Azul ⴰⵣⵓⵍ
Azul
(Extended Play – Apogeo Records / Egea)
“Azul”, in italiano, significa “blu”; ben più complesso di questo termine spagnolo è invece l’altra metà, del nome di questo complesso napoletano tra world music e influenze folk-jazzate, un termine berbero in caratteri berberi che -traslitterato- suona come “Tamazight” (sperando d’averlo capito bene), significa “Vieni verso il mio cuore” e mentre il blu di “Azul” crediamo rappresenti la tinta solare ed elegante della musica della band, questo “ⴰⵣⵓⵍ” sta a confermarne la scelta di puntare sul valore della contaminazione, un concetto da applicare in modo sano e positivo dentro ed oltre la musica.
Però a questo punto ci scuseranno e gli Azul ⴰⵣⵓⵍ e il loro carissimo ufficio stampa, ma non scriveremo di continuo il nome del complesso anche in berbero: pure onde evitare che la nostra direttrice ci mandi lettere di biasimo… Basti Azul, e così sia.
Tanto c’è da dire a sufficienza pure senza caratteri berberi, di questo bel debutto: fatto di sei inediti un po’ in spagnolo, un po’ in portoghese, un po’ in italiano e un po’ nella bellissima lingua partenopea (in bella sostanza dunque in una sorta d’esperanto mediterraneo) che rivelano anzitutto bel suono, personale, corposo, ricco di spunti e riferimenti espressivi; indi qualità strumentali e vocali ben messe in primo piano senza esasperazioni; infine, specie negli episodi più riusciti, un primo tentativo d’un world songwriting che però oltre che possedere potenzialità già palesi è sin d’ora capace di buoni esiti compiuti.

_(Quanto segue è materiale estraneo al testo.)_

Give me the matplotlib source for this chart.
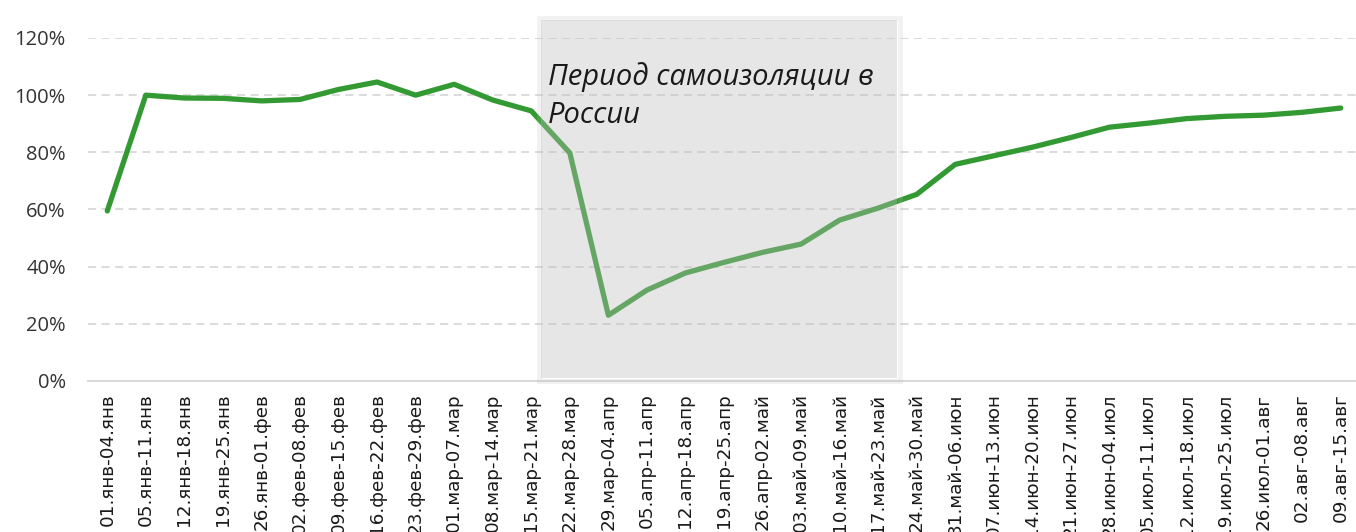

I brani cardine dell’EP degli Azul, quelli a nostro avviso più validi, sono “Cruces” e “La locura”. “Cruces”, in napoletano, possiede una poeticità sfiziosa e sensuale, e la esprime su una densa tavolozza sonora d’autore da cui spicca la sfumatura d’un folk alto. “La locura” invece ha afflato flamenco e però lo sviluppa verso un elettropop molto stuzzicante senza disdegnare piccoli svisi jazzati: una pagina grintosa, vivacissima, anch’essa originale.
Il merito d’un linguaggio già di livello al debutto è di tutti gli Azul, ovviamente: quindi anche del notevole lavoro strumentale di Dario Di Pietro (chitarre-bassi-synt), Enrico Valanzuolo (tromba) e Ricccardo Schmitt (batteria-percussioni). Però il maggior merito d’una scrittura omogenea e di spessore è della cantante e chitarrista Marilena Vitale, poiché i pezzi sono tutti suoi: puro cantautorato al femminile moderno e intrigante, che nelle mani della band assume le sfumature d’arcobaleni coloristici più ampi.

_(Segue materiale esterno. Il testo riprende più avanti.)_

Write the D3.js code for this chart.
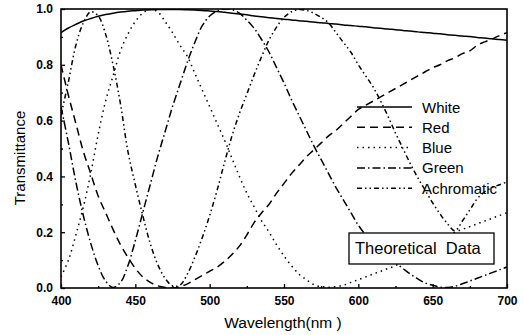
<!DOCTYPE html>
<html>
<head>
<meta charset="utf-8">
<script src="https://cdn.jsdelivr.net/npm/d3@7"></script>
<style>
  body { margin: 0; background: #fff; }
  svg { display: block; font-family: "Liberation Sans", Arial, sans-serif; }
</style>
</head>
<body>
<div id="vis"></div>
<script>
// wavelength grid (nm)
const wavelengths = [
  400, 405, 410, 415, 420, 425, 430, 435, 440, 445,
  450, 455, 460, 465, 470, 475, 480, 485, 490, 495,
  500, 505, 510, 515, 520, 525, 530, 535, 540, 545,
  550, 555, 560, 565, 570, 575, 580, 585, 590, 595,
  600, 605, 610, 615, 620, 625, 630, 635, 640, 645,
  650, 655, 660, 665, 670, 675, 680, 685, 690, 695, 700
];

const white = [
  0.915, 0.932, 0.945, 0.957, 0.966, 0.974, 0.980, 0.985, 0.989, 0.992,
  0.994, 0.996, 0.997, 0.998, 0.998, 0.998, 0.998, 0.997, 0.996, 0.995,
  0.993, 0.991, 0.988, 0.985, 0.982, 0.979, 0.975, 0.972, 0.969, 0.966,
  0.963, 0.961, 0.958, 0.956, 0.953, 0.951, 0.948, 0.946, 0.943, 0.941,
  0.938, 0.936, 0.933, 0.931, 0.928, 0.926, 0.923, 0.921, 0.918, 0.916,
  0.913, 0.911, 0.908, 0.906, 0.903, 0.901, 0.898, 0.896, 0.893, 0.891, 0.888
];

const red = [
  0.80, 0.69, 0.59, 0.49, 0.41, 0.33, 0.27, 0.21, 0.155, 0.11,
  0.07, 0.04, 0.02, 0.008, 0.002, 0.0, 0.005, 0.015, 0.03, 0.045,
  0.06, 0.075, 0.095, 0.12, 0.15, 0.19, 0.235, 0.27, 0.30, 0.34,
  0.375, 0.41, 0.44, 0.47, 0.495, 0.52, 0.545, 0.565, 0.59, 0.615,
  0.64, 0.655, 0.67, 0.685, 0.70, 0.715, 0.73, 0.745, 0.76, 0.775,
  0.79, 0.80, 0.815, 0.825, 0.84, 0.85, 0.87, 0.882, 0.893, 0.905, 0.915
];

const blue = [
  0.04, 0.10, 0.19, 0.29, 0.41, 0.55, 0.67, 0.76, 0.85, 0.91,
  0.955, 0.985, 0.998, 0.99, 0.955, 0.915, 0.87, 0.83, 0.77, 0.71,
  0.65, 0.59, 0.53, 0.465, 0.40, 0.34, 0.29, 0.24, 0.20, 0.155,
  0.115, 0.08, 0.05, 0.03, 0.012, 0.005, 0.003, 0.005, 0.01, 0.02,
  0.03, 0.04, 0.05, 0.06, 0.07, 0.08, 0.095, 0.11, 0.125, 0.14,
  0.155, 0.17, 0.185, 0.20, 0.21, 0.22, 0.23, 0.24, 0.25, 0.26, 0.27
];

const green = [
  0.65, 0.52, 0.38, 0.26, 0.16, 0.08, 0.025, 0.002, 0.02, 0.08,
  0.17, 0.27, 0.37, 0.47, 0.56, 0.65, 0.73, 0.81, 0.88, 0.94,
  0.975, 0.993, 1.0, 0.998, 0.985, 0.96, 0.93, 0.89, 0.845, 0.79,
  0.735, 0.675, 0.62, 0.565, 0.51, 0.46, 0.41, 0.36, 0.315, 0.27,
  0.225, 0.19, 0.16, 0.135, 0.11, 0.09, 0.07, 0.05, 0.033, 0.018,
  0.01, 0.003, 0.002, 0.006, 0.015, 0.025, 0.035, 0.045, 0.055, 0.065, 0.075
];

const achromatic = [
  0.62, 0.74, 0.87, 0.95, 0.99, 0.975, 0.91, 0.80, 0.66, 0.49,
  0.37, 0.26, 0.16, 0.085, 0.035, 0.008, 0.01, 0.05, 0.11, 0.18,
  0.26, 0.35, 0.45, 0.545, 0.625, 0.695, 0.765, 0.83, 0.89, 0.935,
  0.97, 0.99, 0.998, 0.995, 0.985, 0.97, 0.95, 0.915, 0.88, 0.845,
  0.80, 0.76, 0.72, 0.67, 0.615, 0.555, 0.50, 0.445, 0.395, 0.35,
  0.305, 0.265, 0.23, 0.205, 0.24, 0.28, 0.32, 0.345, 0.36, 0.37, 0.38
];

const xTicks = [400, 450, 500, 550, 600, 650, 700];
const yTicks = [0.0, 0.2, 0.4, 0.6, 0.8, 1.0];
const xMinor = [425, 475, 525, 575, 625, 675];
const yMinor = [0.1, 0.3, 0.5, 0.7, 0.9];

const series = [
  { name: "White", values: white, dash: null },
  { name: "Red", values: red, dash: "8,5" },
  { name: "Blue", values: blue, dash: "1.5,4" },
  { name: "Green", values: green, dash: "8,3,1.5,3" },
  { name: "Achromatic", values: achromatic, dash: "5,3,1.5,3,1.5,3" }
];

// set the dimensions and margins of the graph
var margin = { top: 9, right: 17, bottom: 47, left: 61 },
  width = 524 - margin.left - margin.right,
  height = 335 - margin.top - margin.bottom;

var x = d3.scaleLinear().domain([400, 700]).range([0, width]);
var y = d3.scaleLinear().domain([0, 1]).range([height, 0]);

var svg = d3.select("#vis")
  .append("svg")
  .attr("width", 524)
  .attr("height", 335)
  .append("g")
  .attr("transform", "translate(" + margin.left + "," + margin.top + ")");

svg.append("defs").append("clipPath")
  .attr("id", "plot-clip")
  .append("rect")
  .attr("width", width)
  .attr("height", height);

// axes, ticks pointing inward
var xAxis = svg.append("g")
  .attr("transform", "translate(0," + height + ")")
  .call(d3.axisBottom(x).tickValues(xTicks).tickSizeInner(-4).tickSizeOuter(0)
    .tickPadding(8).tickFormat(d3.format("d")));
svg.append("g")
  .attr("transform", "translate(0," + height + ")")
  .call(d3.axisBottom(x).tickValues(xMinor).tickSizeInner(-2).tickSizeOuter(0).tickFormat(""));

var yAxis = svg.append("g")
  .call(d3.axisLeft(y).tickValues(yTicks).tickSizeInner(-4).tickSizeOuter(0)
    .tickPadding(8).tickFormat(d3.format(".1f")));
svg.append("g")
  .call(d3.axisLeft(y).tickValues(yMinor).tickSizeInner(-2).tickSizeOuter(0).tickFormat(""));

svg.selectAll(".domain").remove();
svg.selectAll(".tick line").attr("stroke", "#000").attr("stroke-width", 1.3);
svg.selectAll(".tick text")
  .attr("fill", "#000")
  .style("font-size", "12px")
  .style("font-weight", "bold")
  .style("font-family", "'Liberation Sans', Arial, sans-serif");

// curves
var line = d3.line()
  .x(function (d, i) { return x(wavelengths[i]); })
  .y(function (d) { return y(d); })
  .curve(d3.curveCatmullRom);

svg.append("g")
  .attr("clip-path", "url(#plot-clip)")
  .selectAll("path")
  .data(series)
  .enter()
  .append("path")
  .attr("fill", "none")
  .attr("stroke", "#000")
  .attr("stroke-width", 1.5)
  .attr("stroke-dasharray", function (d) { return d.dash; })
  .attr("d", function (d) { return line(d.values); });

// frame
svg.append("rect")
  .attr("width", width)
  .attr("height", height)
  .attr("fill", "none")
  .attr("stroke", "#000")
  .attr("stroke-width", 1.6);

// legend
var legend = svg.append("g")
  .attr("transform", "translate(" + (357 - margin.left) + "," + (107 - margin.top) + ")");

var item = legend.selectAll(".item")
  .data(series)
  .enter()
  .append("g")
  .attr("class", "item")
  .attr("transform", function (d, i) { return "translate(0," + i * 20.3 + ")"; });

item.append("line")
  .attr("x1", 0).attr("x2", 55)
  .attr("stroke", "#000")
  .attr("stroke-width", 1.5)
  .attr("stroke-dasharray", function (d) { return d.dash; });

item.append("text")
  .attr("x", 65)
  .attr("y", 5.5)
  .style("font-size", "15px")
  .text(function (d) { return d.name; });

// "Theoretical Data" box
var note = svg.append("g")
  .attr("transform", "translate(" + (349 - margin.left) + "," + (233 - margin.top) + ")");
note.append("rect")
  .attr("width", 145)
  .attr("height", 31)
  .attr("fill", "#fff")
  .attr("stroke", "#000")
  .attr("stroke-width", 1.3);
note.append("text")
  .attr("x", 6)
  .attr("y", 21)
  .style("font-size", "16.5px")
  .style("white-space", "pre")
  .text("Theoretical  Data");

// axis titles
svg.append("text")
  .attr("x", 283 - margin.left)
  .attr("y", 328 - margin.top)
  .attr("text-anchor", "middle")
  .style("font-size", "15.5px")
  .style("white-space", "pre")
  .text("Wavelength(nm )");

svg.append("text")
  .attr("transform", "translate(" + (25 - margin.left) + "," + (158 - margin.top) + ") rotate(-90)")
  .attr("text-anchor", "middle")
  .style("font-size", "15px")
  .text("Transmittance");
</script>
</body>
</html>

Anche gli altri quattro brani del CD/EP, sono di bella profondità autorale: molto “vero” e ammaliante “Multiverso”, che tanto deve anche alla voce pura e ruvida della stessa Vitale, originalissimo e d’intimismo soffuso “Luz de lucha”, intrigante e ritmicamente profonda la tesa “Contestas”, che mette in luce chitarre e tromba. L’ultimo pezzo della scaletta, “Carrer Sant Rafael”, è infine una sorta di biglietto da visita poetico-musicale il cui intenso testo su contaminazione e dialogo diviene incisivo -ma delicato- folk d’autore, spruzzato qua e là di eco di varia provenienza.
A rimarcare un bel debutto, davvero, in attesa d’un album più ampio che confermi quanto già “Azul” -con o senza caratteri berberi- sa portare all’attenzione e all’ascolto.